Diante de todas as recentes descobertas, a tarefa dos espíritas de hoje e das próximas gerações é a do restabelecimento, que se desenvolverá pelo processo científico, de estudos, artigos e debates para recuperar a definição clara dos princípios estabelecidos originalmente, livre de dogmas e desvios. Esse processo precisa ser secundado também pela recuperação das bases conceituais do Espiritismo, como a psicologia espiritualista, o Espiritualismo Racional e a teoria do magnetismo animal. A mediunidade deverá ressurgir nos moldes do absoluto desinteresse, próprio do método espírita. As comunicações deverão ser concebidas como opiniões dos espíritos e não a de oráculos ou profecias. Em seguida, após a recuperação dessas sínteses doutrinárias, uma ampla divulgação poderá surgir, por meio de obras didáticas e de divulgação científica. Essa recuperação será universal, pois o Espiritismo trata de um conhecimento que pertence às leis da natureza, interessando ao progresso moral da humanidade.

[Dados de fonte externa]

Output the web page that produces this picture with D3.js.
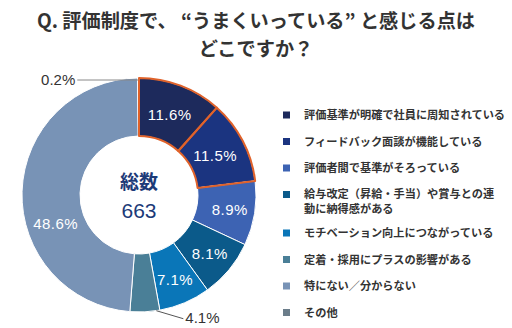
<!DOCTYPE html>
<html><head><meta charset="utf-8">
<script src="https://cdn.jsdelivr.net/npm/d3@7"></script>
<style>
html,body{margin:0;padding:0;background:#fff;}
svg{display:block;}
</style></head>
<body>
<svg id="c" width="512" height="328"></svg>
<script>
const titleLines = ["Q. 評価制度で、 “うまくいっている” と感じる点は", "どこですか？"];
const categories = [
  "評価基準が明確で社員に周知されている",
  "フィードバック面談が機能している",
  "評価者間で基準がそろっている",
  "給与改定（昇給・手当）や賞与との連|動に納得感がある",
  "モチベーション向上につながっている",
  "定着・採用にプラスの影響がある",
  "特にない／分からない",
  "その他"
];
const values = [11.6, 11.5, 8.9, 8.1, 7.1, 4.1, 48.6, 0.2];
const colors = ["#1d2a5c", "#1b3480", "#3d63b3", "#0b5a8a", "#0a76b8", "#4a7f97", "#7893b6", "#6b7d8a"];
const highlighted = [true, true, false, false, false, false, false, false];
const totalLabel = "総数";
const totalValue = "663";

const svg = d3.select("#c");
const fontJP = "'Noto Sans CJK JP','Noto Sans',sans-serif";
const fontNum = "'Liberation Sans',Arial,sans-serif";

// Title
svg.append("g").selectAll("text").data(titleLines).join("text")
  .attr("x", 256).attr("y", (d, i) => 28 + i * 28)
  .attr("text-anchor", "middle")
  .attr("font-family", fontJP).attr("font-weight", 700)
  .attr("font-size", 19.2).attr("fill", "#333")
  .text(d => d);

// Donut
const cx = 139, cy = 195, R = 117, r = 59;
const pie = d3.pie().sort(null).value(d => d.v);
const data = values.map((v, i) => ({v, i}));
const arcs = pie(data);
const arc = d3.arc().innerRadius(r).outerRadius(R);
const g = svg.append("g").attr("transform", `translate(${cx},${cy})`);

g.selectAll("path.s").data(arcs).join("path").attr("class", "s")
  .attr("d", arc).attr("fill", d => colors[d.data.i])
  .attr("stroke", "#fff").attr("stroke-width", 1);

g.selectAll("path.h").data(arcs.filter(d => highlighted[d.data.i])).join("path").attr("class", "h")
  .attr("d", arc).attr("fill", "none")
  .attr("stroke", "#e0622a").attr("stroke-width", 2).attr("stroke-linejoin", "round");

// inside labels
const inside = arcs.filter(d => d.data.v >= 5);
g.selectAll("text.p").data(inside).join("text").attr("class", "p")
  .attr("transform", d => {
    let a = (d.startAngle + d.endAngle) / 2;
    if (d.data.v > 40) a -= 0.36;
    const rr = d.data.v > 40 ? 88 : 86 + (a > Math.PI / 2 ? 6 : 0);
    return `translate(${rr * Math.sin(a)},${-rr * Math.cos(a)})`;
  })
  .attr("text-anchor", "middle").attr("dy", "0.36em")
  .attr("font-family", fontNum).attr("font-size", 15)
  .attr("fill", "#fff").attr("letter-spacing", 0.5)
  .text(d => d.data.v.toFixed(1) + "%");

// outside labels
const small = arcs.filter(d => d.data.v < 5);
small.forEach(d => {
  const isTop = d.endAngle > Math.PI * 1.5;
  if (isTop) {
    const a = (d.startAngle + d.endAngle) / 2;
    const px = R * Math.sin(a), py = -R * Math.cos(a) + 2;
    g.append("line").attr("x1", px).attr("y1", py).attr("x2", px - 61).attr("y2", py)
      .attr("stroke", "#888").attr("stroke-width", 1);
    g.append("text").attr("x", px - 63).attr("y", py).attr("dy", "0.36em")
      .attr("text-anchor", "end").attr("font-family", fontNum).attr("font-size", 15)
      .attr("fill", "#333").text(d.data.v.toFixed(1) + "%");
  } else {
    const a = d.startAngle + 0.03;
    const px = R * Math.sin(a), py = -R * Math.cos(a);
    g.append("line").attr("x1", px).attr("y1", py).attr("x2", px + 27).attr("y2", py + 8)
      .attr("stroke", "#555").attr("stroke-width", 1);
    g.append("text").attr("x", px + 29).attr("y", py + 8).attr("dy", "0.3em")
      .attr("text-anchor", "start").attr("font-family", fontNum).attr("font-size", 15)
      .attr("fill", "#333").text(d.data.v.toFixed(1) + "%");
  }
});

// center text
g.append("text").attr("y", -13).attr("dy", "0.36em").attr("text-anchor", "middle")
  .attr("font-family", fontJP).attr("font-weight", 700).attr("font-size", 19)
  .attr("fill", "#1c3a78").text(totalLabel);
g.append("text").attr("y", 15).attr("dy", "0.36em").attr("text-anchor", "middle")
  .attr("font-family", fontNum).attr("font-size", 21)
  .attr("fill", "#1c3a78").text(totalValue);

// Legend
const lg = svg.append("g");
let y = 115;
categories.forEach((c, i) => {
  const lines = c.split("|");
  lg.append("rect").attr("x", 283).attr("y", y - 3.5).attr("width", 7).attr("height", 7)
    .attr("fill", colors[i]);
  lines.forEach((t, j) => {
    lg.append("text").attr("x", 304).attr("y", y + j * 15 - (lines.length > 1 ? 0.5 : 0)).attr("dy", "0.36em")
      .attr("font-family", fontJP).attr("font-weight", 700).attr("font-size", 11.2)
      .attr("fill", "#333").text(t);
  });
  y += 26.5 + (lines.length - 1) * 12;
});
</script>
</body></html>
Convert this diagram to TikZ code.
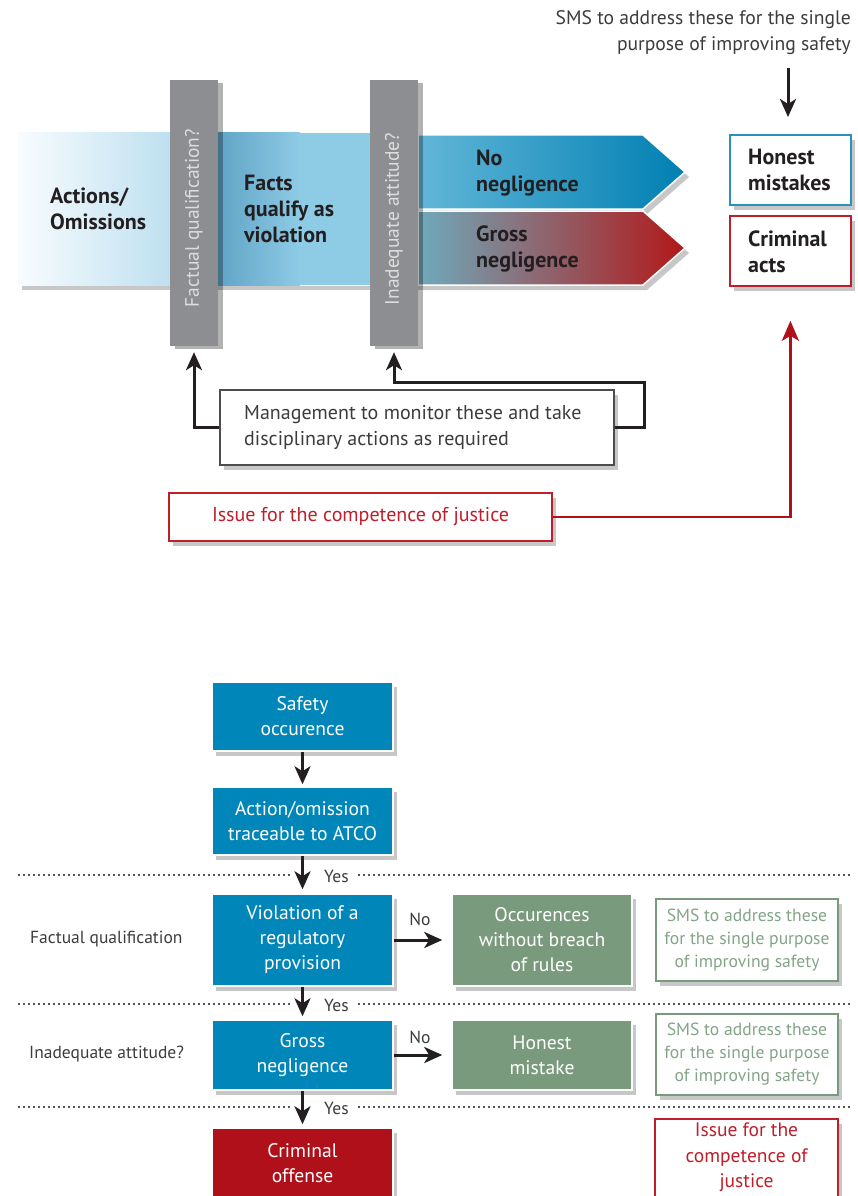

Iniciando pela adequada compreensão da ideia de autonomia intelecto-moral, a realização desse trabalho dependerá de grande abnegação de personalidade e do mais absoluto desinteresse pessoal para reunir harmonicamente os diferentes grupos em torno do mesmo ideal. Cada espírita deve perceber-se como pequena peça de uma enorme engrenagem, diminuindo sua importância individual, porque o Espiritismo é maior do que todos nós deste planeta, encarnados e desencarnados, sendo o pensamento da humanidade universal, em todos os tempos.
É manifesto que aqueles interessados pelo pensamento revolucionário das ideias espíritas possuem a missão de restabelecê-las. E somente a partir da recuperação gradual desse conhecimento, fundamentado nas leis naturais, será retomada a uniformidade de entendimento que instaura espontaneamente uma nova postura metodológica, moral e social. Por fim, surgirá naturalmente uma nova organização para a pesquisa do Espiritismo. Serão novos tempos, e então os espíritos superiores poderão utilizar essas novas condições para revisitar sua doutrina e comunicar novos princípios. Essa conquista, porém, não será de um grupo, mas da humanidade, pois a revolução moral é um fato natural pelo qual todos os rios, riachos e ribeirões do pensamento humano desaguarão inevitavelmente no oceano do bem.
Lucas Sampaio, Paulo Henrique de Figueiredo e Júlio Nogueira são pesquisadores, escritores e palestrantes espíritas nas cidades de Salvador-BA e São Paulo-SP, tendo trabalhado juntos na obra Nem Céu nem Inferno, as leis da alma segundo o Espiritismo (ed. FEAL, 2020).